Write out all lines holding the word "chart".

[Start Collected data]

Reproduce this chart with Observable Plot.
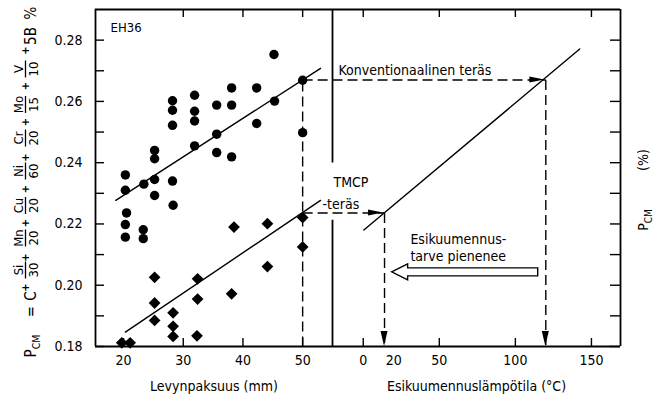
<!DOCTYPE html>
<html><head><meta charset="utf-8">
<script src="https://cdn.jsdelivr.net/npm/d3@7"></script>
<script src="https://cdn.jsdelivr.net/npm/@observablehq/plot@0.6"></script>
<style>
body{margin:0;background:#fff;}
#chart{position:relative;width:653px;height:398px;background:#fff;}
#chart svg{position:absolute;top:0;overflow:visible;}
</style></head><body><div id="chart"></div>
<script>
const FONT = '"DejaVu Sans Condensed","Liberation Sans Narrow","DejaVu Sans",sans-serif';

// --- Conventional steel (circles): plate thickness (mm) and P_CM (%)
const convThickness = [20.3,20.3,20.5,20.3,20.3,23.4,23.3,23.3,25.2,25.2,25.2,25.2,28.2,28.2,28.2,28.2,28.3,31.9,31.9,31.9,31.9,35.6,35.6,35.6,38.1,38.1,38.1,42.3,42.3,45.2,45.3,50.0,50.0];
const convPcm = [0.236,0.231,0.2236,0.2198,0.2157,0.233,0.2181,0.2152,0.244,0.2413,0.2345,0.2293,0.2602,0.2571,0.2522,0.234,0.2261,0.262,0.2568,0.2536,0.2455,0.2588,0.2493,0.2433,0.2644,0.2588,0.2419,0.2644,0.2528,0.2753,0.2601,0.2669,0.2498];
// --- TMCP steel (diamonds)
const tmcpThickness = [19.7,21.1,25.2,25.2,25.2,28.3,28.3,28.3,32.4,32.4,32.3,38.5,38.1,44.1,44.1,50.0,50.0];
const tmcpPcm = [0.1812,0.1812,0.2026,0.1942,0.1885,0.191,0.1866,0.1833,0.2021,0.1955,0.1835,0.219,0.1972,0.2201,0.2061,0.2221,0.2125];
// --- Trend lines
const convFitThickness = [18.7, 53.0];
const convFitPcm = [0.2277, 0.2708];
const tmcpFitThickness = [20.3, 53.0];
const tmcpFitPcm = [0.1847, 0.2277];
// --- P_CM vs preheating temperature (°C)
const preheatTemp = [0.4, 142.3];
const preheatPcm = [0.218, 0.2771];
// --- Readings for 50 mm plate
const readThickness = 50;
const convReadPcm = 0.267, convReadTemp = 120;
const tmcpReadPcm = 0.2236, tmcpReadTemp = 14;
const reliefArrow = {from: 115, to: 19, pcm: 0.2042};
// --- Axes
const yDomain = [0.18, 0.29];
const yTickLabels = [0.18, 0.20, 0.22, 0.24, 0.26, 0.28];
const yTicks = [0.18, 0.19, 0.20, 0.21, 0.22, 0.23, 0.24, 0.25, 0.26, 0.27, 0.28];
const thickDomain = [15.3, 55.0];
const thickTicks = [20, 30, 40, 50];
const tempDomain = [-20.2, 169.1];
const tempTickLabels = [0, 20, 50, 100, 150];
const tempTicks = [0, 50, 100, 150];
const dividerGap = [0.2212, 0.2399];
// --- Texts
const gradeLabel = "EH36";
const xTitleLeft = "Levynpaksuus (mm)";
const xTitleRight = "Esikuumennuslämpötila (°C)";
const convLabel = "Konventionaalinen teräs";
const tmcpLabel1 = "TMCP", tmcpLabel2 = "-teräs";
const reliefNote = {text: "Esikuumennus-\ntarve pienenee", temp: 31, pcm: 0.2173};
const formula = [["Si","30"],["Mn","20"],["Cu","20"],["Ni","60"],["Cr","20"],["Mo","15"],["V","10"]];

const conv = convThickness.map((t, i) => ({t, p: convPcm[i]}));
const tmcp = tmcpThickness.map((t, i) => ({t, p: tmcpPcm[i]}));
const convFit = convFitThickness.map((t, i) => ({t, p: convFitPcm[i]}));
const tmcpFit = tmcpFitThickness.map((t, i) => ({t, p: tmcpFitPcm[i]}));
const preheat = preheatTemp.map((t, i) => ({t, p: preheatPcm[i]}));

const H = 398, mT = 9, mB = 52;
const innerH = H - mT - mB;
const LW = 332, RW = 321, mL = 95, mR = 33;
const leftInner = LW - mL, rightInner = RW - mR;
const dash = "10,5";
const style = {background: "transparent", fontSize: "14px", fontFamily: FONT, overflow: "visible", color: "black"};

const left = Plot.plot({
  width: LW, height: H, marginLeft: mL, marginRight: 0, marginTop: mT, marginBottom: mB,
  style,
  x: {domain: thickDomain, ticks: thickTicks, tickSize: 0, tickPadding: 9, label: null},
  y: {domain: yDomain, ticks: yTickLabels, tickSize: 0, tickPadding: 13, tickFormat: ".2f", label: null},
  marks: [
    Plot.tickY(yTicks, {y: d => d, insetRight: leftInner - 9, strokeWidth: 1.4}),
    Plot.tickX(thickTicks, {x: d => d, insetTop: innerH - 8, strokeWidth: 1.4}),
    Plot.tickX(thickTicks.slice(1), {x: d => d, insetBottom: innerH - 8, strokeWidth: 1.4}),
    Plot.ruleX([thickDomain[0]], {strokeWidth: 1.8}),
    Plot.ruleY([yDomain[0], yDomain[1]], {strokeWidth: 1.8}),
    Plot.ruleX([thickDomain[1]], {y1: yDomain[0], y2: dividerGap[0], strokeWidth: 1.8}),
    Plot.ruleX([thickDomain[1]], {y1: dividerGap[1], y2: yDomain[1], strokeWidth: 1.8}),
    Plot.link([
      {x1: readThickness, y1: yDomain[0], x2: readThickness, y2: convReadPcm},
      {x1: readThickness, y1: convReadPcm, x2: thickDomain[1], y2: convReadPcm},
      {x1: readThickness, y1: tmcpReadPcm, x2: thickDomain[1], y2: tmcpReadPcm}
    ], {x1: "x1", y1: "y1", x2: "x2", y2: "y2", strokeWidth: 1.4, strokeDasharray: dash}),
    Plot.line(convFit, {x: "t", y: "p", strokeWidth: 1.4}),
    Plot.line(tmcpFit, {x: "t", y: "p", strokeWidth: 1.4}),
    Plot.dot(conv, {x: "t", y: "p", r: 4.7, fill: "black", stroke: "none"}),
    Plot.dot(tmcp, {x: "t", y: "p", r: 5.3, symbol: "diamond2", fill: "black", stroke: "none"}),
    Plot.text([gradeLabel], {frameAnchor: "top-left", dx: 15, dy: 13, lineAnchor: "top", textAnchor: "start", fontSize: 13}),
    Plot.text([xTitleLeft], {frameAnchor: "bottom", dy: 44})
  ]
});

const right = Plot.plot({
  width: RW, height: H, marginLeft: 0, marginRight: mR, marginTop: mT, marginBottom: mB,
  style,
  x: {domain: tempDomain, ticks: tempTickLabels, tickSize: 0, tickPadding: 9, label: null},
  y: {domain: yDomain, axis: null},
  marks: [
    Plot.tickY(yTicks, {y: d => d, insetLeft: rightInner - 10, strokeWidth: 1.4}),
    Plot.tickX(tempTicks, {x: d => d, insetTop: innerH - 8, strokeWidth: 1.4}),
    Plot.tickX(tempTicks, {x: d => d, insetBottom: innerH - 8, strokeWidth: 1.4}),
    Plot.ruleX([tempDomain[1]], {strokeWidth: 1.8}),
    Plot.ruleY([yDomain[0], yDomain[1]], {strokeWidth: 1.8}),
    Plot.link([
      {x1: tempDomain[0], y1: convReadPcm, x2: convReadTemp, y2: convReadPcm},
      {x1: convReadTemp, y1: convReadPcm, x2: convReadTemp, y2: yDomain[0]},
      {x1: tempDomain[0], y1: tmcpReadPcm, x2: tmcpReadTemp, y2: tmcpReadPcm},
      {x1: tmcpReadTemp, y1: tmcpReadPcm, x2: tmcpReadTemp, y2: yDomain[0]}
    ], {x1: "x1", y1: "y1", x2: "x2", y2: "y2", strokeWidth: 1.4, strokeDasharray: dash}),
    Plot.line(preheat, {x: "t", y: "p", strokeWidth: 1.4}),
    Plot.text([convLabel], {x: tempDomain[0], y: convReadPcm, dx: 6, dy: -9, textAnchor: "start", lineAnchor: "middle"}),
    Plot.text([tmcpLabel1], {x: tempDomain[0], y: tmcpReadPcm, dx: 1, dy: -30, textAnchor: "start", lineAnchor: "middle"}),
    Plot.text([tmcpLabel2], {x: tempDomain[0], y: tmcpReadPcm, dx: -10, dy: -8, textAnchor: "start", lineAnchor: "middle"}),
    Plot.text([reliefNote], {x: "temp", y: "pcm", text: "text", textAnchor: "start", lineAnchor: "top", lineHeight: 1.2}),
    Plot.text([xTitleRight], {frameAnchor: "bottom", dy: 44})
  ]
});
right.style.left = LW + "px";
left.style.left = "0px";
const chart = document.getElementById("chart");
chart.appendChild(left);
chart.appendChild(right);

// Filled arrowheads and hollow arrow, positioned through Plot's own scales
const rx = right.scale("x"), ry = right.scale("y");
const X = v => rx.apply(v), Y = v => ry.apply(v);
const gR = d3.select(right).append("g");
function headRight(x, y) { return `M${x},${y}L${x-15},${y-3}L${x-15},${y+3}Z`; }
function headDown(x, y) { return `M${x},${y}L${x-3.5},${y-15}L${x+3.5},${y-15}Z`; }
gR.append("path").attr("d", headRight(X(convReadTemp) - 1, Y(convReadPcm))).attr("fill", "black");
gR.append("path").attr("d", headRight(X(tmcpReadTemp) - 1, Y(tmcpReadPcm))).attr("fill", "black");
gR.append("path").attr("d", headDown(X(convReadTemp), Y(yDomain[0]))).attr("fill", "black");
gR.append("path").attr("d", headDown(X(tmcpReadTemp), Y(yDomain[0]))).attr("fill", "black");
{
  const xt = X(reliefArrow.to), xs = X(reliefArrow.from), y = Y(reliefArrow.pcm);
  gR.append("path")
    .attr("d", `M${xt},${y}L${xt+16},${y-8}L${xt+16},${y-4}L${xs},${y-4}L${xs},${y+4}L${xt+16},${y+4}L${xt+16},${y+8}Z`)
    .attr("fill", "white").attr("stroke", "black").attr("stroke-width", 1.4);
}
// Right axis title P_CM (%)
{
  const g = gR.append("g").attr("transform", `translate(${RW - 5},220) rotate(-90)`)
    .attr("font-family", FONT).attr("font-size", 14);
  const t = g.append("text").attr("x", 0).attr("y", 0).text("P");
  t.append("tspan").attr("font-size", 10).attr("dy", 4).text("CM");
  g.append("text").attr("x", 60).attr("y", 0).attr("text-anchor", "middle").text("(%)");
}
// Left axis title: P_CM formula
{
  const g = d3.select(left).append("g").attr("transform", "translate(30,347) rotate(-90)")
    .attr("font-family", FONT);
  const main = 5.5, bar = -4.5, num = -7, den = 7.5;
  const t = g.append("text").attr("x", 1).attr("y", main).attr("font-size", 15).text("P");
  t.append("tspan").attr("font-size", 10.5).attr("dy", 4).text("CM");
  g.append("text").attr("x", 35.5).attr("y", main).attr("font-size", 15).attr("text-anchor", "middle").text("=");
  g.append("text").attr("x", 51).attr("y", main).attr("font-size", 15).attr("text-anchor", "middle").text("C");
  const fracPos = [77, 109, 141.5, 176, 209, 242.5, 278];
  const plusPos = [59.4, 89.5, 124, 158, 189.4, 225, 261, 296.5];
  plusPos.forEach(px => g.append("text").attr("x", px).attr("y", bar).attr("font-size", 11)
    .attr("font-weight", "bold").attr("text-anchor", "middle").attr("dominant-baseline", "central").text("+"));
  formula.forEach(([n, d], i) => {
    const cx = fracPos[i];
    g.append("text").attr("x", cx).attr("y", num).attr("font-size", 13).attr("text-anchor", "middle").text(n);
    g.append("text").attr("x", cx).attr("y", den).attr("font-size", 13).attr("text-anchor", "middle").text(d);
    g.append("line").attr("x1", cx - 8.5).attr("x2", cx + 8.5).attr("y1", bar).attr("y2", bar).attr("stroke", "black").attr("stroke-width", 1.3);
  });
  g.append("text").attr("x", 311).attr("y", main).attr("font-size", 15).attr("text-anchor", "middle").text("5B");
  g.append("text").attr("x", 334).attr("y", main).attr("font-size", 15).attr("text-anchor", "middle").text("%");
}
</script></body></html>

[End Collected data]

_Expected output_
Reproduce this chart with Observable Plot.
#chart{position:relative;width:653px;height:398px;background:#fff;}
#chart svg{position:absolute;top:0;overflow:visible;}
</style></head><body><div id="chart"></div>
const chart = document.getElementById("chart");
chart.appendChild(left);
chart.appendChild(right);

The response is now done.